Устроив встречу и объясняя свой подбор участников, Рассадин говорил: «У меня есть умные и есть образованные». Произнеся два слова по-французски, я попал во вторую категорию, Василий Аксенов и Бенедикт Сарнов составляли первую. «Смотря каких отцов и каких детей», – отвечал Бен умно, однако его отбор отцов не совпадал с моим. Уже наметилось в нашем поколении расхождение. «Славянофилом заделался?» – с упреком говорит мне Стаська. Открыл я рот, чтобы ему ответить, однако он меня опередил: «Ну, хорошо, хорошо!

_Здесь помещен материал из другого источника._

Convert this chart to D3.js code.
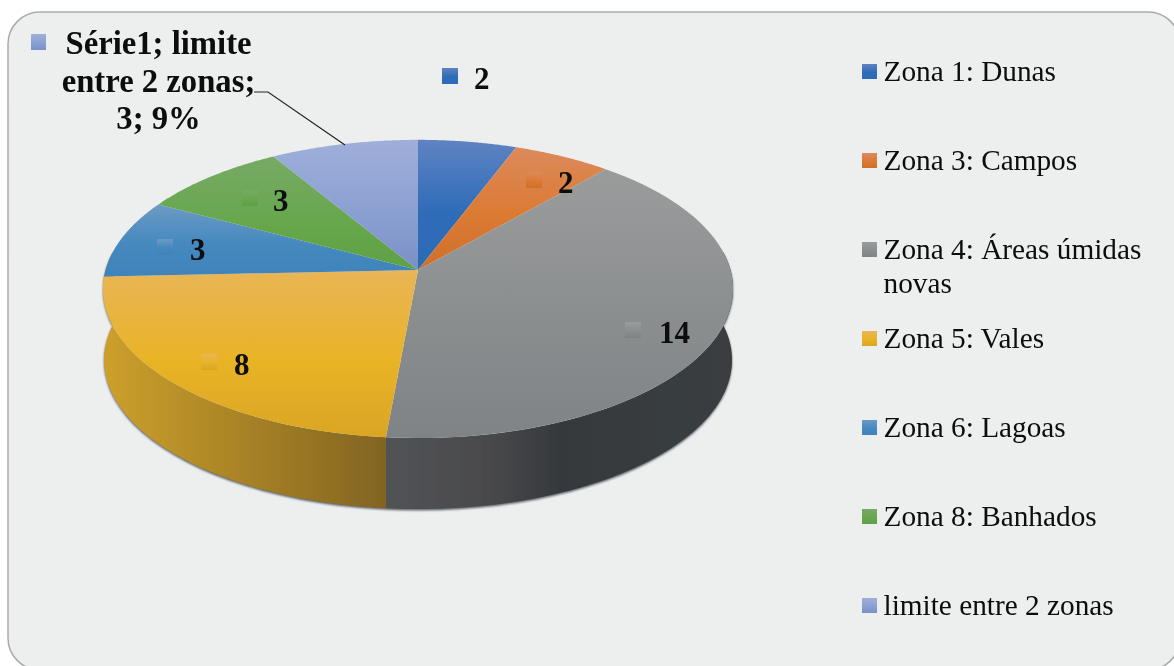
<!DOCTYPE html>
<html>
<head>
<meta charset="utf-8">
<script src="https://cdn.jsdelivr.net/npm/d3@7/dist/d3.min.js"></script>
<style>
    html, body { margin: 0; padding: 0; background: #fff; overflow: hidden; }
    text { font-family: "Liberation Serif", serif; fill: #0c0c0c; }
</style>
</head>
<body>
<svg id="chart" width="1174" height="666"></svg>
<script>
"use strict";

var zones = ["Zona 1: Dunas", "Zona 3: Campos", "Zona 4: Áreas úmidas novas", "Zona 5: Vales",
    "Zona 6: Lagoas", "Zona 8: Banhados", "limite entre 2 zonas"];
var counts = [2, 2, 14, 8, 3, 3, 3];
var calloutLines = ["Série1; limite", "entre 2 zonas;", "3; 9%"];
var legendLines = [["Zona 1: Dunas"], ["Zona 3: Campos"], ["Zona 4: Áreas úmidas", "novas"], ["Zona 5: Vales"],
    ["Zona 6: Lagoas"], ["Zona 8: Banhados"], ["limite entre 2 zonas"]];

// [light top, middle, bottom] of each slice
var topColors = [
    ["#5f83c2", "#2f6cb8", "#2b6cb8"],
    ["#dc8a5c", "#db7a33", "#cf6f2b"],
    ["#9a9c9c", "#8b8e8f", "#7f8386"],
    ["#e9b556", "#e9b326", "#daa524"],
    ["#6c9ac4", "#4589bf", "#3f83ba"],
    ["#76aa66", "#68a74e", "#5fa145"],
    ["#9fafd9", "#8ba0d2", "#7a90c6"]
];
// the side wall only shows the two big front slices, [left, right] colours
var wallSlices = [2, 3];
var wallColors = {
    2: ["#505356", "#3a3e41"],
    3: ["#cda02c", "#826420"]
};

var svg = d3.select("#chart");
var defs = svg.append("defs");

defs.append("filter").attr("id", "soft").attr("x", "-5%").attr("y", "-5%").attr("width", "110%").attr("height", "110%")
    .append("feGaussianBlur").attr("stdDeviation", 0.45);
defs.append("filter").attr("id", "rimShadow").attr("x", "-5%").attr("y", "-5%").attr("width", "110%").attr("height", "110%")
    .append("feGaussianBlur").attr("stdDeviation", 1.3);

topColors.forEach((c, i) => {
    var g = defs.append("linearGradient").attr("id", "top" + i).attr("x1", 0).attr("y1", 0).attr("x2", 0).attr("y2", 1);
    g.append("stop").attr("offset", "0%").attr("stop-color", c[0]);
    g.append("stop").attr("offset", "55%").attr("stop-color", c[1]);
    g.append("stop").attr("offset", "100%").attr("stop-color", c[2]);
});
wallSlices.forEach(i => {
    var c = wallColors[i];
    var g = defs.append("linearGradient").attr("id", "wall" + i).attr("x1", 0).attr("y1", 0).attr("x2", 1).attr("y2", 0);
    g.append("stop").attr("offset", "0%").attr("stop-color", c[0]);
    if(i === 2){
        g.append("stop").attr("offset", "27%").attr("stop-color", "#4b4b4d");
        g.append("stop").attr("offset", "50%").attr("stop-color", "#36393c");
    }
    g.append("stop").attr("offset", "100%").attr("stop-color", c[1]);
});

var root = svg.append("g").attr("filter", "url(#soft)");

// panel, its right and bottom corners run off the picture
root.append("rect").attr("x", 8).attr("y", 12).attr("width", 1172).attr("height", 658).attr("rx", 32)
    .attr("fill", "#edefee").attr("stroke", "#a9abaa").attr("stroke-width", 1.5);

// pie plane with perspective: front edge is nearer than the back edge
var persp = 0.127;
var project = (angle, plane) => {
    var u = Math.sin(angle), v = -Math.cos(angle);
    var w = 1 - persp * v;
    return [plane.cx + plane.rx * u / w, plane.cy + plane.ry * v / w];
};
var topPlane = {cx: 418, cy: 270, rx: 312.5, ry: 146.7};
var bottomPlane = {cx: 418, cy: 341, rx: 311.5, ry: 146.7};

var arcs = d3.pie().sort(null).value(d => d)(counts);
var line = d3.line();
var rimPoints = (a0, a1, plane) => d3.range(0, 61).map(k => project(a0 + (a1 - a0) * k / 60, plane));

// only this angle range of the wall faces the viewer
var wallFrom = Math.acos(persp);
var wallTo = 2 * Math.PI - wallFrom;

var wallPath = (a0, a1) => line(rimPoints(a0, a1, topPlane).concat(rimPoints(a1, a0, bottomPlane))) + "Z";

root.append("path").attr("d", wallPath(wallFrom, wallTo))
    .attr("transform", "translate(0,1.5)")
    .attr("fill", "#5a6068").attr("filter", "url(#rimShadow)");

// grey wall runs from the right silhouette, yellow one on to the left silhouette
root.selectAll("path.wall").data(wallSlices.map(i => arcs[i])).enter().append("path")
    .attr("class", "wall")
    .attr("d", d => d.index === 2 ? wallPath(wallFrom, d.endAngle) : wallPath(d.startAngle, wallTo))
    .attr("fill", d => "url(#wall" + d.index + ")");

root.selectAll("path.slice").data(arcs).enter().append("path")
    .attr("class", "slice")
    .attr("d", d => line([[topPlane.cx, topPlane.cy]].concat(rimPoints(d.startAngle, d.endAngle, topPlane))) + "Z")
    .attr("fill", d => "url(#top" + d.index + ")");

// data labels: key square plus bold value
var labelAnchors = [[442, 68], [526, 172], [625, 322], [201, 354], [157, 239], [242, 190]];
var labelGap = [32, 32, 34, 33, 33, 31];

var labels = root.selectAll("g.label").data(labelAnchors).enter().append("g").attr("class", "label")
    .attr("transform", d => "translate(" + d[0] + "," + d[1] + ")");
labels.append("rect").attr("width", 16).attr("height", 16)
    .attr("fill", (d, i) => "url(#top" + i + ")");
labels.append("text").attr("x", (d, i) => labelGap[i]).attr("y", 21)
    .attr("font-size", 31).attr("font-weight", "bold")
    .text((d, i) => counts[i]);

// callout of the last slice
root.append("rect").attr("x", 31).attr("y", 34).attr("width", 15).attr("height", 16).attr("fill", "url(#top6)");
root.selectAll("text.callout").data(calloutLines).enter().append("text")
    .attr("class", "callout")
    .attr("x", 158.5).attr("y", (d, i) => 54 + i * 37.5)
    .attr("text-anchor", "middle").attr("font-size", 32.7).attr("font-weight", "bold")
    .text(d => d);
root.append("path").attr("d", line([[254, 92], [268, 92], [345, 145]]))
    .attr("fill", "none").attr("stroke", "#222").attr("stroke-width", 1.2);

// legend
var legendY = d3.scaleLinear().domain([0, zones.length - 1]).range([81, 615]);
var legend = root.selectAll("g.legend").data(zones).enter().append("g").attr("class", "legend")
    .attr("transform", (d, i) => "translate(862," + legendY(i) + ")");
legend.append("rect").attr("y", -17).attr("width", 15).attr("height", 15)
    .attr("fill", (d, i) => "url(#top" + i + ")");
legend.each(function(d, i){
    d3.select(this).selectAll("text").data(legendLines[i]).enter().append("text")
        .attr("x", 21.5).attr("y", (t, k) => k * 34)
        .attr("font-size", 29.3)
        .text(t => t);
});
</script>
</body>
</html>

Почвенник ты, почвенник». На это мне, находившемуся под обаянием Аполлона Григорьева, возразить уже было нечего.

Нарком на бегах и прочие поручения

«Он был слугой двух господ, но не смешным слугой, которого бьют оба господина, а таким, который умел соединить требования обоих».

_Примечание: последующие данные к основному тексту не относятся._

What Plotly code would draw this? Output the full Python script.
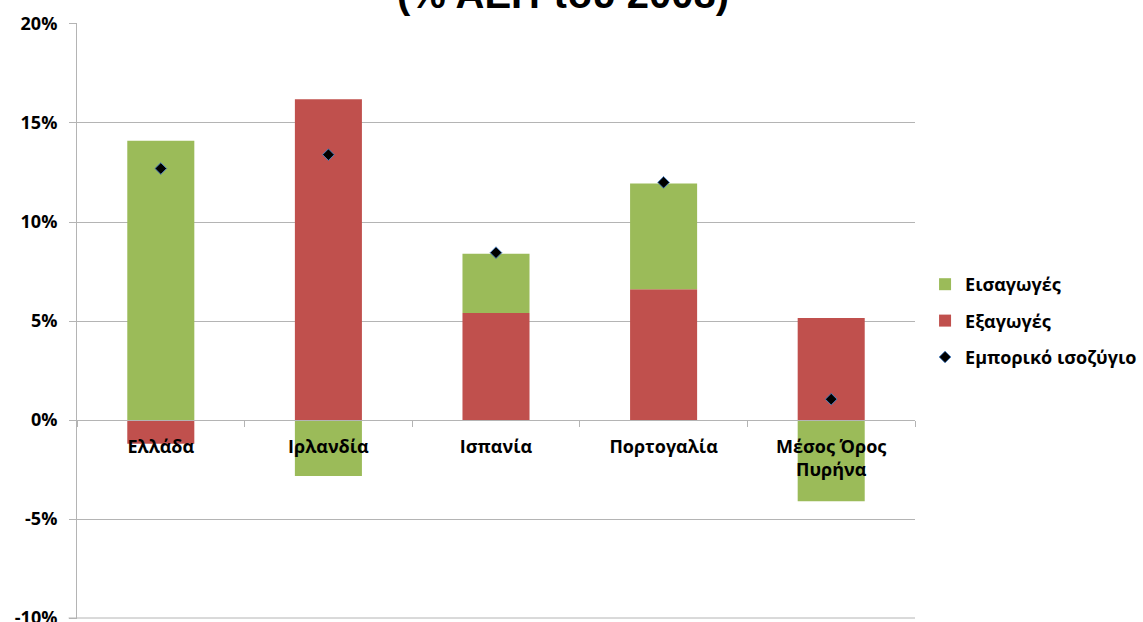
import plotly.graph_objects as go

# Trade components by country (% of 2008 GDP)
countries = ["Ελλάδα", "Ιρλανδία", "Ισπανία", "Πορτογαλία", "Μέσος Όρος<br>Πυρήνα"]
exports = [-1.2, 16.2, 5.4, 6.6, 5.15]
imports = [14.1, -2.83, 3.0, 5.35, -4.1]
balance = [12.7, 13.4, 8.45, 12.0, 1.05]

tick_vals = [-10, -5, 0, 5, 10, 15, 20]
tick_text = ["-10%", "-5%", "0%", "5%", "10%", "15%", "20%"]

GREEN = "#9BBB59"
RED = "#C0504D"
GRID = "#b4b4b4"
FONT = "Open Sans"

fig = go.Figure()
fig.add_trace(go.Bar(
    x=countries, y=exports, name="Εξαγωγές",
    marker=dict(color=RED, line=dict(width=0)),
    legendrank=2, legendgroup="exp",
))
fig.add_trace(go.Bar(
    x=countries, y=imports, name="Εισαγωγές",
    marker=dict(color=GREEN, line=dict(width=0)),
    legendrank=1, legendgroup="imp",
))
fig.add_trace(go.Scatter(
    x=countries, y=balance, name="Εμπορικό ισοζύγιο", mode="markers",
    marker=dict(symbol="diamond", size=9, color="black",
                line=dict(color="#4F81BD", width=1)),
    legendrank=3, legendgroup="bal",
))

fig.update_layout(
    width=1143, height=622,
    margin=dict(l=77, r=228, t=23, b=3, autoexpand=False),
    paper_bgcolor="white", plot_bgcolor="white",
    barmode="relative", bargap=0.6,
    font=dict(family=FONT, color="black"),
    legend=dict(x=1.012, xanchor="left", y=0.5, yanchor="middle",
                traceorder="grouped", tracegroupgap=10,
                font=dict(family=FONT, size=18, color="black", weight="bold")),
    showlegend=True,
)

# Chart heading (second line, sitting against the top edge)
fig.add_annotation(
    text="<b>(% ΑΕΠ του 2008)</b>", xref="paper", yref="paper",
    x=0.58, y=1, xanchor="center", yanchor="bottom", yshift=5,
    showarrow=False,
    font=dict(family="Liberation Sans", size=40, color="black"),
)

# Bottom border line at -10%
fig.add_shape(type="line", xref="paper", yref="y", x0=-0.01, x1=1,
              y0=-10, y1=-10, line=dict(color=GRID, width=1), layer="below")

fig.update_xaxes(
    anchor="free", position=1/3, automargin=False,
    showline=True, linecolor=GRID, linewidth=1,
    ticks="outside", tickson="boundaries", ticklen=6, tickcolor=GRID,
    ticklabelstandoff=10,
    showgrid=False,
    tickfont=dict(family=FONT, size=18, color="black", weight="bold"),
)
fig.update_yaxes(
    range=[-10.05, 20.05], tickvals=tick_vals, ticktext=tick_text,
    automargin=False,
    showgrid=True, gridcolor=GRID, gridwidth=1,
    showline=True, linecolor=GRID, linewidth=1,
    ticks="outside", ticklen=7, tickcolor=GRID,
    ticklabelstandoff=8, ticklabeloverflow="allow",
    zeroline=False,
    tickfont=dict(family=FONT, size=18, color="black", weight="bold"),
)

fig.write_html("out.html")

Луначарский о Френсисе Бэконе.

«Раз уж ты происходишь из интеллигентной семьи, то должен знать, как себя держать. Иди и попроси у нее материалы, которые мы все никак не можем достать». Такое задание в начале своей научной карьеры получил я от Овчаренко Александра Ивановича, отвечавшего за подготовку Собрания сочинений Луначарского. Институт выпускал академические издания Герцена, Горького, Маяковского, дошло и до Наркома Просвещения – восемь томов. В собрании сочинений нашего культурного Наркома отвечал я за Шекспира – в томе четвертом, пятом и шестом. Не хватало у нас лекций по истории зарубежной литературы, читанных Луначарским в Институте Красной профессуры, хранились они не в Архиве, а на квартире, в семье, Овчаренко послал меня их выпросить. Вечером в разговоре с отцом я упомянул, что завтра, как мне было велено, я отправляюсь к дочери Луначарского. «Мы с ней вместе учились», – говорит отец. Прекрасно! Вежливость вежливостью, а тут еще и личный контакт. Как только мне дверь откроют, я сразу и… На другой день шагал я по этой самой улице, напевая «На Лу-уначарской у-улице…».

Петь, если меня не слышат, я всегда пою. Под шум машин, переходя улицу перед Метрополитен-Оперой, затянул brindisi из «Травиаты». Атмосфера кругом такая, хочешь не хочешь, само собой поется:

Вы-сооо-коподнимемвсекууубокве-сееельяижадно…

Песню из комедии «Клоп» Маяковского я пел, однако не понимал, зачем поэту понадобилось, чтобы человечий «клоп», расчувствовавшись, вспомнил напев про некий «старый дом». Оказывается, дом в Глазовском переулке, переименованном в улицу Луначарского, еще с девятнадцатого века был заведением сомнительного свойства, и на фронтоне его красовались барельефы знаменитых завсегдатаев, в том числе, писателей. Кто это установил? Американская специалистка по советской литературе Нэнси Конде, но о своём открытии она сообщила, когда в собрании сочинений Маяковского том с пьесами уже вышел, и в примечания открытие не попало.

Итак, я пел, про себя репетируя: «А вы учились с моим отцом». Подхожу к дому с мемориальной доской, удостоверяющей, что здесь квартировал Нарком (сюда являлись к нему бесконечные просители), вхожу, поднимаюсь на лифте на самый верхний этаж, звоню и со счастливой улыбкой на лице выпаливаю еще прежде, чем успеваю рассмотреть, кто передо мной: «А вы учились с моим отцом!». В ответ налетает на меня чуть ли не сбивающий с ног словесный смерч: «Как вы смеете?! Как только повернулся у вас язык? Вы на себя посмотрите!» И дверь захлопывается.

На себя в ту минуту посмотреть я не мог, но, как бы очнувшись от грез наяву, всё же успел заметить, что дверь открывала молодая женщина, которая не годилась в соученицы моему отцу, годилась бы, допустим, в старшие сестры сыну этого отца, почему и было мне предложено, опомнившись, оценить ситуацию в меру моего возраста.

«Мы-то думали, интеллигентный человек…», – горестно вздохнул Овчаренко, а затем, изменив тон, добавил: «Иди опять и без материалов не возвращайся!»

Поднимаюсь на лифте. Звоню, не зная, что меня ждет. Дверь отворяется и снова залп: «С теткой моей ваш отец учился. С теткой! Входите!». Только вошел и остановился: слева была открыта дверь в домашний кабинет Наркома, в кабинете, как положено, письменный стол, а на столе… Что могло лежать на рабочем столе человека, возглавлявшего строительство нашей социалистической культуры? Какие книги должны бы громоздиться в кабинете энциклопедиста-коммуниста? А я увидел белоснежного Улова, мастера-наездника Семичева Николая Романыча, Пилота с Родзевичем, и еще немало лиц и фигур, знакомых мне по ипподрому. Письменный стол был завален беговыми программами.